Estaba hojeando la Biblia de mi bisabuela, cuando un tesoro cayó sobre mis piernas. En un pequeño trozo de papel, escrito con letras de niño, estaban estas palabras: «Bienaventurados los pobres en espíritu, porque de ellos es el reino de los cielos. Bienaventurados los que lloran, porque ellos recibirán consolación» (Mateo 5:3-4). Garabateada debajo de esos versículos, estaba la firma de mi madre.
Mi bisabuela tenía la costumbre de enseñarles a sus nietos a escribir versículos bíblicos para que los memorizaran. Pero la historia detrás de estos versículos me hizo llorar. Mi abuelo murió cuando mi madre era muy joven, y su hermanito (mi tío) también murió a las pocas semanas. En aquella trágica época, mi bisabuela le enseñó a mi madre que Jesús es el único que puede brindar consuelo.

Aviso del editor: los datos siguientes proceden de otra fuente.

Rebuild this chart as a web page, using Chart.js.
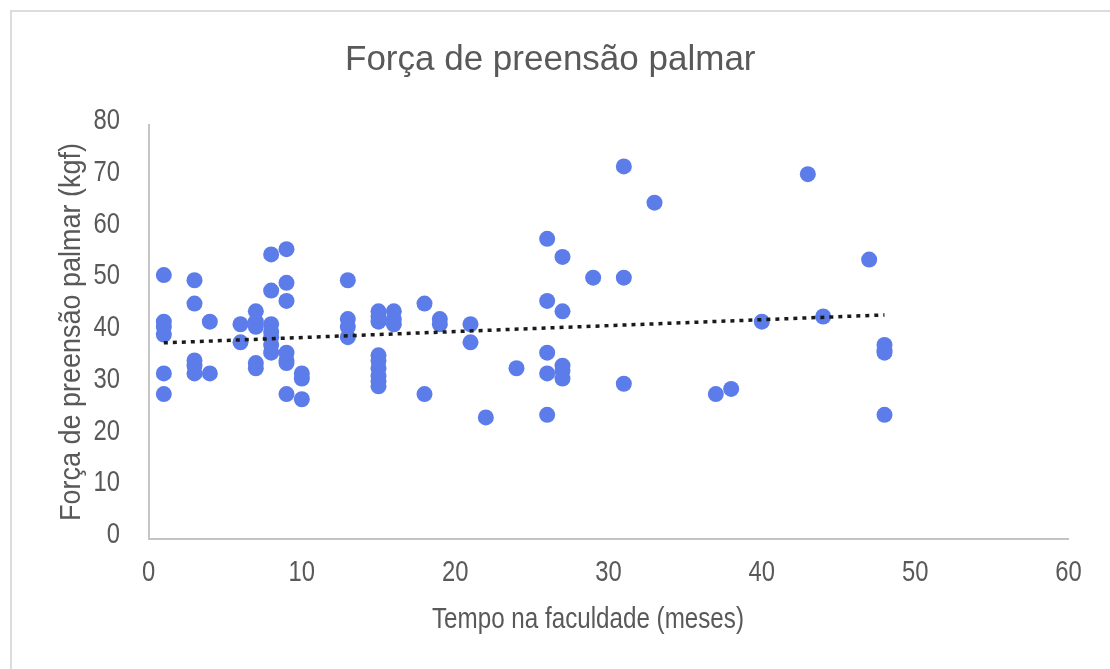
<!DOCTYPE html>
<html>
<head>
<meta charset="utf-8">
<title>Força de preensão palmar</title>
<script src="https://cdn.jsdelivr.net/npm/chart.js@4.4.1/dist/chart.umd.min.js"></script>
<style>
  html, body { margin: 0; padding: 0; background: #ffffff; }
  #wrap { width: 1110px; height: 669px; position: relative; }
</style>
</head>
<body>
<div id="wrap"><canvas id="chart" width="1110" height="669"></canvas></div>
<script>
// Months at the faculty for each student
const monthsAtFaculty = [
  1, 1, 1, 1, 1, 1,
  3, 3, 3, 3, 3,
  4, 4,
  6, 6,
  7, 7, 7, 7, 7,
  8, 8, 8, 8, 8, 8, 8,
  9, 9, 9, 9, 9, 9, 9,
  10, 10, 10,
  13, 13, 13, 13,
  15, 15, 15, 15, 15, 15, 15, 15, 15,
  16, 16, 16,
  18, 18,
  19, 19,
  21, 21,
  22,
  24,
  26, 26, 26, 26, 26,
  27, 27, 27, 27, 27,
  29,
  31, 31, 31,
  33,
  37,
  38,
  40,
  43,
  44,
  47,
  48, 48, 48, 48
];

// Palmar grip strength (kgf) for the same students
const gripStrength = [
  51, 42, 41, 39.5, 32, 28,
  50, 45.5, 34.5, 33.5, 32,
  42, 32,
  41.5, 38,
  44, 42, 41, 34, 33,
  55, 48, 41.5, 40, 39, 37.5, 36,
  56, 49.5, 46, 36, 34.5, 34, 28,
  32, 31, 27,
  50, 42.5, 41, 39,
  44, 43, 42, 35.5, 34.5, 33, 31.5, 30.5, 29.5,
  44, 42.5, 41.5,
  45.5, 28,
  42.5, 41.5,
  41.5, 38,
  23.5,
  33,
  58, 46, 36, 32, 24,
  54.5, 44, 33.5, 32.5, 31,
  50.5,
  72, 50.5, 30,
  65,
  28,
  29,
  42,
  70.5,
  43,
  54,
  37.5, 36.5, 36, 24
];

// Linear trend line end points
const trendX = [1, 48];
const trendY = [37.9, 43.3];

// Axis tick values
const xTickValues = [0, 10, 20, 30, 40, 50, 60];
const yTickValues = [0, 10, 20, 30, 40, 50, 60, 70, 80];

const chartTitle = 'Força de preensão palmar';
const xAxisTitle = 'Tempo na faculdade (meses)';
const yAxisTitle = 'Força de preensão palmar (kgf)';

const TEXT_GREY = '#595959';
const SANS = "'Liberation Sans', Arial, sans-serif";

const points = monthsAtFaculty.map((m, i) => ({ x: m, y: gripStrength[i] }));
const trend = trendX.map((m, i) => ({ x: m, y: trendY[i] }));

// Condensed text: regular sans squeezed along the writing direction
function narrowText(ctx, text, x, y, size, squeeze, align, angle) {
  ctx.save();
  ctx.translate(x, y);
  if (angle) ctx.rotate(angle);
  ctx.scale(squeeze, 1);
  ctx.font = size + 'px ' + SANS;
  ctx.fillStyle = TEXT_GREY;
  ctx.textAlign = align;
  ctx.textBaseline = 'middle';
  ctx.fillText(text, 0, 0);
  ctx.restore();
}

// White page, light frame, axis labels and axis titles
const decorations = {
  id: 'decorations',
  beforeDraw(chart) {
    const ctx = chart.ctx;
    ctx.save();
    ctx.fillStyle = '#ffffff';
    ctx.fillRect(0, 0, chart.width, chart.height);
    ctx.strokeStyle = '#dcdcdc';
    ctx.lineWidth = 2;
    ctx.beginPath();
    ctx.moveTo(11, chart.height + 5);
    ctx.lineTo(11, 11);
    ctx.lineTo(chart.width + 5, 11);
    ctx.stroke();
    ctx.restore();
  },
  afterDraw(chart) {
    const ctx = chart.ctx;
    const xs = chart.scales.x;
    const ys = chart.scales.y;
    xs.ticks.forEach(t => {
      narrowText(ctx, String(t.value), xs.getPixelForValue(t.value), xs.top + 34, 29, 0.82, 'center', 0);
    });
    ys.ticks.forEach(t => {
      narrowText(ctx, String(t.value), ys.right - 28.5, ys.getPixelForValue(t.value) - 4, 29, 0.82, 'right', 0);
    });
    narrowText(ctx, xAxisTitle, 588, 620, 29.5, 0.82, 'center', 0);
    narrowText(ctx, yAxisTitle, 72, (ys.top + ys.bottom) / 2, 29, 0.93, 'center', -Math.PI / 2);
  }
};

new Chart(document.getElementById('chart'), {
  type: 'scatter',
  data: {
    datasets: [
      {
        type: 'line',
        label: 'Linear (Força de preensão palmar)',
        data: trend,
        borderColor: '#1a1a1a',
        borderWidth: 3.5,
        borderDash: [4, 5],
        borderCapStyle: 'butt',
        pointRadius: 0,
        fill: false,
        order: 0
      },
      {
        label: chartTitle,
        data: points,
        backgroundColor: 'rgb(92,124,234)',
        borderWidth: 0,
        pointRadius: 8,
        pointHoverRadius: 8,
        order: 1
      }
    ]
  },
  options: {
    responsive: false,
    animation: false,
    events: [],
    layout: { padding: { left: 32, right: 41.5, top: 0, bottom: 0 } },
    plugins: {
      legend: { display: false },
      tooltip: { enabled: false },
      title: {
        display: true,
        text: chartTitle,
        color: TEXT_GREY,
        font: { family: SANS, size: 35, weight: 'normal' },
        padding: { top: 39, bottom: 44 }
      }
    },
    scales: {
      x: {
        type: 'linear',
        min: 0,
        max: 60,
        afterBuildTicks(scale) { scale.ticks = xTickValues.map(v => ({ value: v })); },
        afterFit(scale) { scale.height = 130; },
        grid: { display: false, drawTicks: false },
        border: { display: true, color: '#c4c4c4', width: 2 },
        ticks: { display: false }
      },
      y: {
        type: 'linear',
        min: 0,
        max: 80,
        afterBuildTicks(scale) { scale.ticks = yTickValues.map(v => ({ value: v })); },
        afterFit(scale) { scale.width = 116.5; },
        grid: { display: false, drawTicks: false },
        border: { display: true, color: '#c4c4c4', width: 2 },
        ticks: { display: false }
      }
    }
  },
  plugins: [decorations]
});
</script>
</body>
</html>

Pablo le escribió a Timoteo: «trayendo a la memoria la fe no fingida que hay en ti, la cual habitó primero en tu abuela Loida, y en tu madre Eunice, y estoy seguro que en ti también» (2 Timoteo 1:5). La fe no se hereda, pero sí se transmite. La madre y la abuela de Timoteo compartieron su fe con él, y Timoteo creyó.
Al alentar a quienes amamos a tener esperanza en Jesús, les dejamos un legado de amor. Que compartamos de Jesús con los que vienen detrás de nosotros.